Il n’oublie pas non plus "la perspective de l’équilibre financier" du système des retraites, largement déficitaire en France. "Le Premier ministre a indiqué qu’il souhaitait reprendre ce dossier, je crois que les partenaires sociaux, au moment donné où il y a cette décision, travailleront avec le Premier ministre."
Pour certains partenaires sociaux, il y a d’autres priorités que celle-là. "Tout est prioritaire", estime Alain Griset. "La priorité, c’est effectivement l’économie, le développement, la protection des entreprises." Toutefois, "on risque d’avoir un déficit extrêmement important, au niveau des retraites" ce qui fait qu’il faut aussi "garantir l’avenir".
"Je crois que si chacun respecte, déjà on ferait un grand progrès"
La guerre entre les VTC et les taxis continue en France, exacerbée par la crise économique. Alain Griset, ancien artisan taxi, ne compte toutefois pas intervenir directement puisqu’il rappelle que "c’est la compétence du ministère des Transports". Il concède que "ça serait surprenant que je ne connaisse pas le secteur", mais il souligne que la réglementation est bien du ressort du ministère des Transports et donc ne fait pas partie de son portefeuille directement.

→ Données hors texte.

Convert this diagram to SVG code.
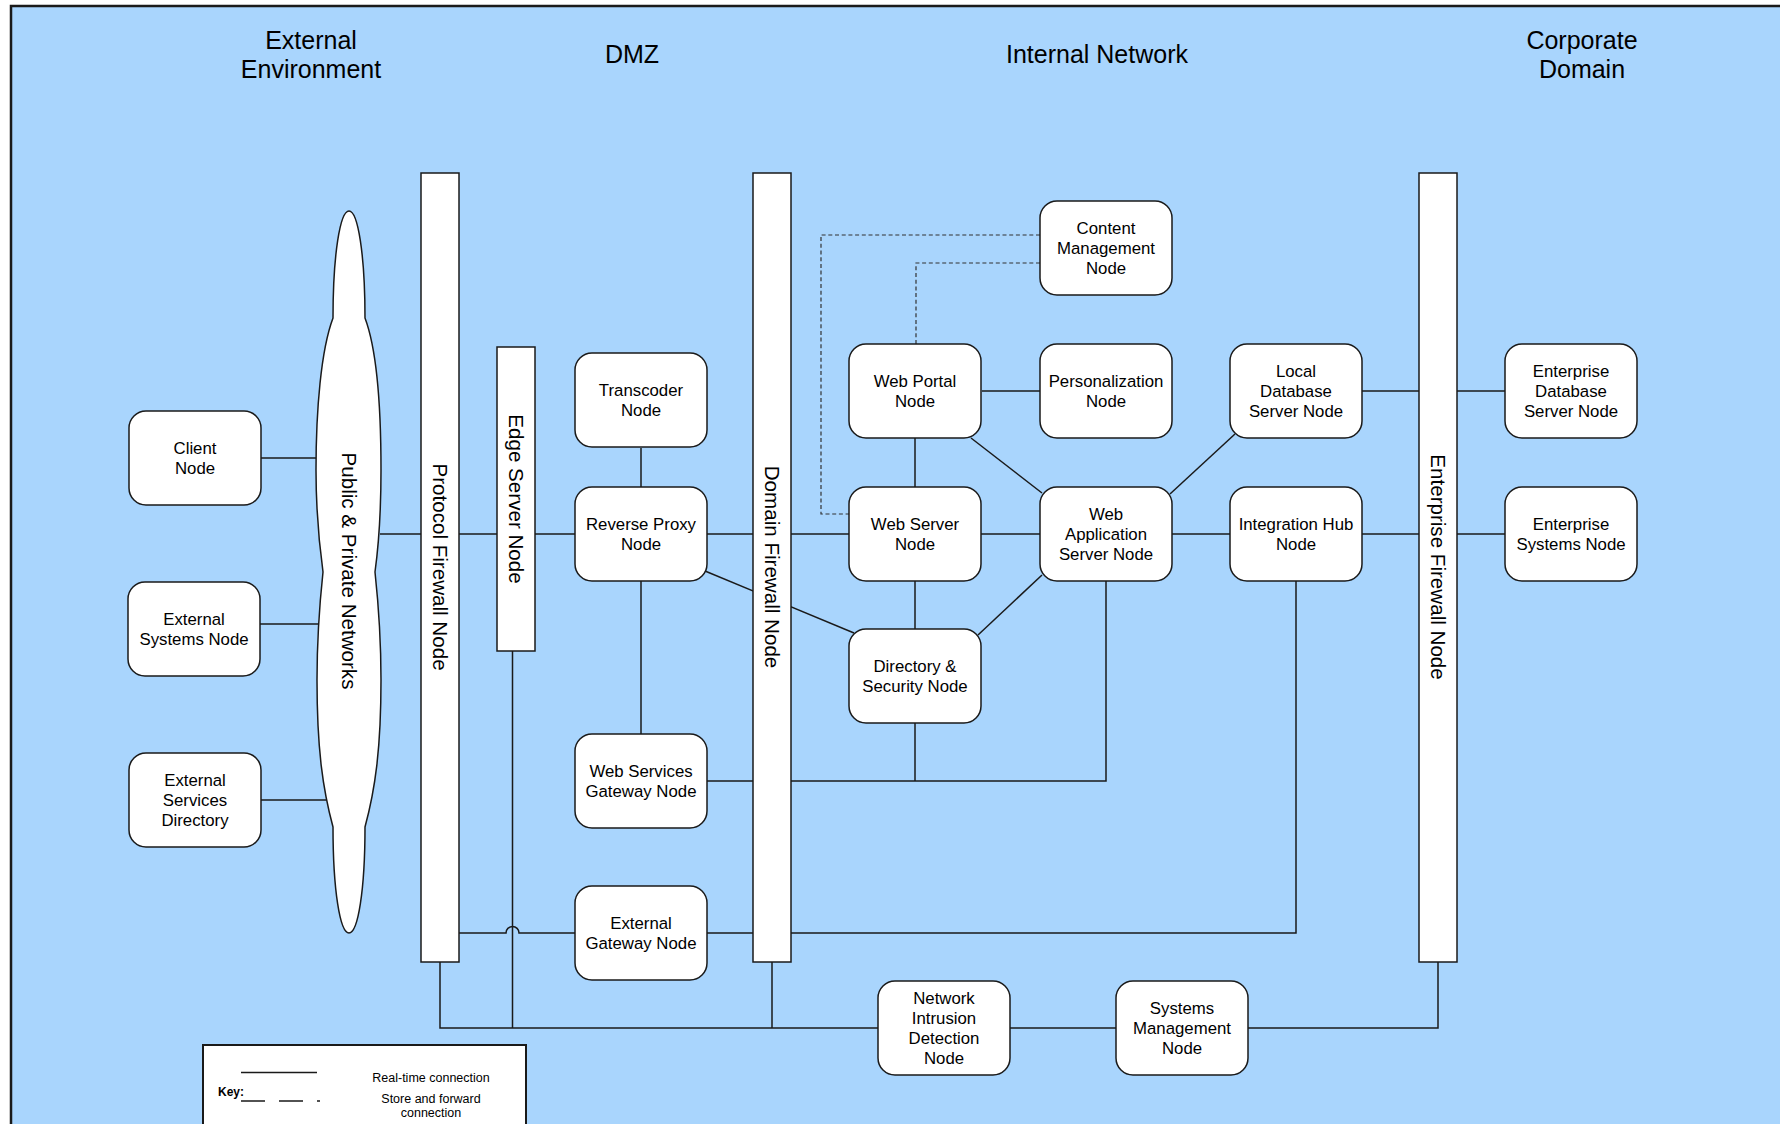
<svg xmlns="http://www.w3.org/2000/svg" width="1780" height="1124" viewBox="0 0 1780 1124">
  <style>
    .frame { fill: #A9D5FD; stroke: #1a1a1a; stroke-width: 2.5; }
    .node rect { fill: #ffffff; stroke: #1a1a1a; stroke-width: 1.5; }
    .bar rect, .bar path { fill: #ffffff; stroke: #1a1a1a; stroke-width: 1.5; }
    .label { font-family: "Liberation Sans", Arial, sans-serif; font-size: 16.8px; fill: #000; text-anchor: middle; }
    .vlabel { font-family: "Liberation Sans", Arial, sans-serif; font-size: 20.6px; fill: #000; text-anchor: middle; }
    .zone { font-family: "Liberation Sans", Arial, sans-serif; font-size: 25px; fill: #000; text-anchor: middle; }
    .rt { fill: none; stroke: #1a1a1a; stroke-width: 1.5; }
    .sf { fill: none; stroke: #333333; stroke-width: 1.2; stroke-dasharray: 4 2.7; }
    .key { font-family: "Liberation Sans", Arial, sans-serif; font-size: 12.5px; fill: #000; text-anchor: middle; }
  </style>

  <rect width="1780" height="1124" fill="#ffffff"/>
  <rect class="frame" x="11" y="6" width="1790" height="1140"/>

  <!-- zone headings -->
  <g id="zones">
    <text class="zone" x="311" y="49">External</text>
    <text class="zone" x="311" y="78">Environment</text>
    <text class="zone" x="632" y="63">DMZ</text>
    <text class="zone" x="1097" y="63">Internal Network</text>
    <text class="zone" x="1582" y="49">Corporate</text>
    <text class="zone" x="1582" y="78">Domain</text>
  </g>

  <!-- connectors -->
  <g id="connectors">
    <!-- external side -->
    <path class="rt" d="M261 458 H316"/>
    <path class="rt" d="M260 624 H318"/>
    <path class="rt" d="M261 800 H326"/>
    <!-- main horizontal trunk -->
    <path class="rt" d="M380 534 H1505"/>
    <!-- upper row -->
    <path class="rt" d="M982 391 H1040"/>
    <path class="rt" d="M1362 391 H1505"/>
    <!-- verticals -->
    <path class="rt" d="M641 448 V487"/>
    <path class="rt" d="M641 581 V734"/>
    <path class="rt" d="M915 438 V487"/>
    <path class="rt" d="M915 581 V629"/>
    <!-- diagonals -->
    <path class="rt" d="M705 571 L854 633"/>
    <path class="rt" d="M971 438 L1042 493"/>
    <path class="rt" d="M1235 434 L1170 494"/>
    <path class="rt" d="M1042 575 L978 635"/>
    <!-- web services gateway bus -->
    <path class="rt" d="M707 781 H1106 V581"/>
    <path class="rt" d="M915 723 V781"/>
    <!-- external gateway bus with hop over the edge server drop -->
    <path class="rt" d="M459 933 H506 A6.5 6.5 0 0 1 519 933 H575"/>
    <path class="rt" d="M707 933 H1296 V581"/>
    <!-- management bus -->
    <path class="rt" d="M440 962 V1028 H878"/>
    <path class="rt" d="M512.5 651 V1028"/>
    <path class="rt" d="M772 962 V1028"/>
    <path class="rt" d="M1010 1028 H1116"/>
    <path class="rt" d="M1248 1028 H1438 V962"/>
    <!-- store and forward links -->
    <path class="sf" d="M1040 235 H821 V514 H849"/>
    <path class="sf" d="M1040 263 H916 V344"/>
  </g>

  <!-- network cloud -->
  <g id="public-private-networks" class="bar">
    <path d="M349 211 C358 211 365 255 365 318 C377 350 381 410 381 470 C381 520 378 550 375 572 C378 600 381 630 381 680 C381 750 375 790 365 827 C365 890 358 933 349 933 C340 933 333 890 333 827 C323 790 317 750 317 680 C317 630 320 600 323 572 C320 550 316 520 316 470 C316 410 321 350 333 318 C333 255 340 211 349 211 Z"/>
    <text class="vlabel" transform="translate(349 571) rotate(90)" dy="0.35em">Public &amp; Private Networks</text>
  </g>

  <!-- firewall / edge bars -->
  <g id="protocol-firewall-node" class="bar">
    <rect x="421" y="173" width="38" height="789"/>
    <text class="vlabel" transform="translate(440 567) rotate(90)" dy="0.35em">Protocol Firewall Node</text>
  </g>
  <g id="edge-server-node" class="bar">
    <rect x="497" y="347" width="38" height="304"/>
    <text class="vlabel" transform="translate(516 499) rotate(90)" dy="0.35em">Edge Server Node</text>
  </g>
  <g id="domain-firewall-node" class="bar">
    <rect x="753" y="173" width="38" height="789"/>
    <text class="vlabel" transform="translate(772 567) rotate(90)" dy="0.35em">Domain Firewall Node</text>
  </g>
  <g id="enterprise-firewall-node" class="bar">
    <rect x="1419" y="173" width="38" height="789"/>
    <text class="vlabel" transform="translate(1438 567) rotate(90)" dy="0.35em">Enterprise Firewall Node</text>
  </g>

  <!-- nodes: 132 x 94 rounded boxes -->
  <g id="client-node" class="node">
    <rect x="129" y="411" width="132" height="94" rx="17"/>
    <text class="label" x="195" y="454">Client</text>
    <text class="label" x="195" y="474">Node</text>
  </g>
  <g id="external-systems-node" class="node">
    <rect x="128" y="582" width="132" height="94" rx="17"/>
    <text class="label" x="194" y="625">External</text>
    <text class="label" x="194" y="645">Systems Node</text>
  </g>
  <g id="external-services-directory" class="node">
    <rect x="129" y="753" width="132" height="94" rx="17"/>
    <text class="label" x="195" y="786">External</text>
    <text class="label" x="195" y="806">Services</text>
    <text class="label" x="195" y="826">Directory</text>
  </g>
  <g id="transcoder-node" class="node">
    <rect x="575" y="353" width="132" height="94" rx="17"/>
    <text class="label" x="641" y="396">Transcoder</text>
    <text class="label" x="641" y="416">Node</text>
  </g>
  <g id="reverse-proxy-node" class="node">
    <rect x="575" y="487" width="132" height="94" rx="17"/>
    <text class="label" x="641" y="530">Reverse Proxy</text>
    <text class="label" x="641" y="550">Node</text>
  </g>
  <g id="web-services-gateway-node" class="node">
    <rect x="575" y="734" width="132" height="94" rx="17"/>
    <text class="label" x="641" y="777">Web Services</text>
    <text class="label" x="641" y="797">Gateway Node</text>
  </g>
  <g id="external-gateway-node" class="node">
    <rect x="575" y="886" width="132" height="94" rx="17"/>
    <text class="label" x="641" y="929">External</text>
    <text class="label" x="641" y="949">Gateway Node</text>
  </g>
  <g id="web-portal-node" class="node">
    <rect x="849" y="344" width="132" height="94" rx="17"/>
    <text class="label" x="915" y="387">Web Portal</text>
    <text class="label" x="915" y="407">Node</text>
  </g>
  <g id="web-server-node" class="node">
    <rect x="849" y="487" width="132" height="94" rx="17"/>
    <text class="label" x="915" y="530">Web Server</text>
    <text class="label" x="915" y="550">Node</text>
  </g>
  <g id="directory-security-node" class="node">
    <rect x="849" y="629" width="132" height="94" rx="17"/>
    <text class="label" x="915" y="672">Directory &amp;</text>
    <text class="label" x="915" y="692">Security Node</text>
  </g>
  <g id="content-management-node" class="node">
    <rect x="1040" y="201" width="132" height="94" rx="17"/>
    <text class="label" x="1106" y="234">Content</text>
    <text class="label" x="1106" y="254">Management</text>
    <text class="label" x="1106" y="274">Node</text>
  </g>
  <g id="personalization-node" class="node">
    <rect x="1040" y="344" width="132" height="94" rx="17"/>
    <text class="label" x="1106" y="387">Personalization</text>
    <text class="label" x="1106" y="407">Node</text>
  </g>
  <g id="web-application-server-node" class="node">
    <rect x="1040" y="487" width="132" height="94" rx="17"/>
    <text class="label" x="1106" y="520">Web</text>
    <text class="label" x="1106" y="540">Application</text>
    <text class="label" x="1106" y="560">Server Node</text>
  </g>
  <g id="local-database-server-node" class="node">
    <rect x="1230" y="344" width="132" height="94" rx="17"/>
    <text class="label" x="1296" y="377">Local</text>
    <text class="label" x="1296" y="397">Database</text>
    <text class="label" x="1296" y="417">Server Node</text>
  </g>
  <g id="integration-hub-node" class="node">
    <rect x="1230" y="487" width="132" height="94" rx="17"/>
    <text class="label" x="1296" y="530">Integration Hub</text>
    <text class="label" x="1296" y="550">Node</text>
  </g>
  <g id="enterprise-database-server-node" class="node">
    <rect x="1505" y="344" width="132" height="94" rx="17"/>
    <text class="label" x="1571" y="377">Enterprise</text>
    <text class="label" x="1571" y="397">Database</text>
    <text class="label" x="1571" y="417">Server Node</text>
  </g>
  <g id="enterprise-systems-node" class="node">
    <rect x="1505" y="487" width="132" height="94" rx="17"/>
    <text class="label" x="1571" y="530">Enterprise</text>
    <text class="label" x="1571" y="550">Systems Node</text>
  </g>
  <g id="network-intrusion-detection-node" class="node">
    <rect x="878" y="981" width="132" height="94" rx="17"/>
    <text class="label" x="944" y="1004">Network</text>
    <text class="label" x="944" y="1024">Intrusion</text>
    <text class="label" x="944" y="1044">Detection</text>
    <text class="label" x="944" y="1064">Node</text>
  </g>
  <g id="systems-management-node" class="node">
    <rect x="1116" y="981" width="132" height="94" rx="17"/>
    <text class="label" x="1182" y="1014">Systems</text>
    <text class="label" x="1182" y="1034">Management</text>
    <text class="label" x="1182" y="1054">Node</text>
  </g>

  <!-- key -->
  <g id="key">
    <rect x="203" y="1045" width="323" height="100" fill="#ffffff" stroke="#1a1a1a" stroke-width="2"/>
    <path d="M241 1072.5 H317" stroke="#1a1a1a" stroke-width="1.5"/>
    <path d="M241 1101 H320" stroke="#1a1a1a" stroke-width="1.5" stroke-dasharray="24 14"/>
    <text x="218" y="1096" font-family="Liberation Sans, Arial, sans-serif" font-size="12px" font-weight="bold">Key:</text>
    <text class="key" x="431" y="1082">Real-time connection</text>
    <text class="key" x="431" y="1103">Store and forward</text>
    <text class="key" x="431" y="1117">connection</text>
  </g>
</svg>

La guerre entre les deux camps, "ce n’est pas tout à fait nouveau" souligne Alain Griset qui rappelle qu’elle a commencé dès 2009 lors de la création des VTC. Mais "les choses se sont un petit peu stabilisées" depuis. "Je pense qu’il y a possibilité de trouver des solutions", juge le ministre. "Il y a une nécessité que chacun respecte la réglementation : le taxi a une réglementation spécifique, le VTC également. Je crois que si chacun respecte, déjà on ferait un grand progrès, ce qui n’est pas toujours le cas pour l’instant."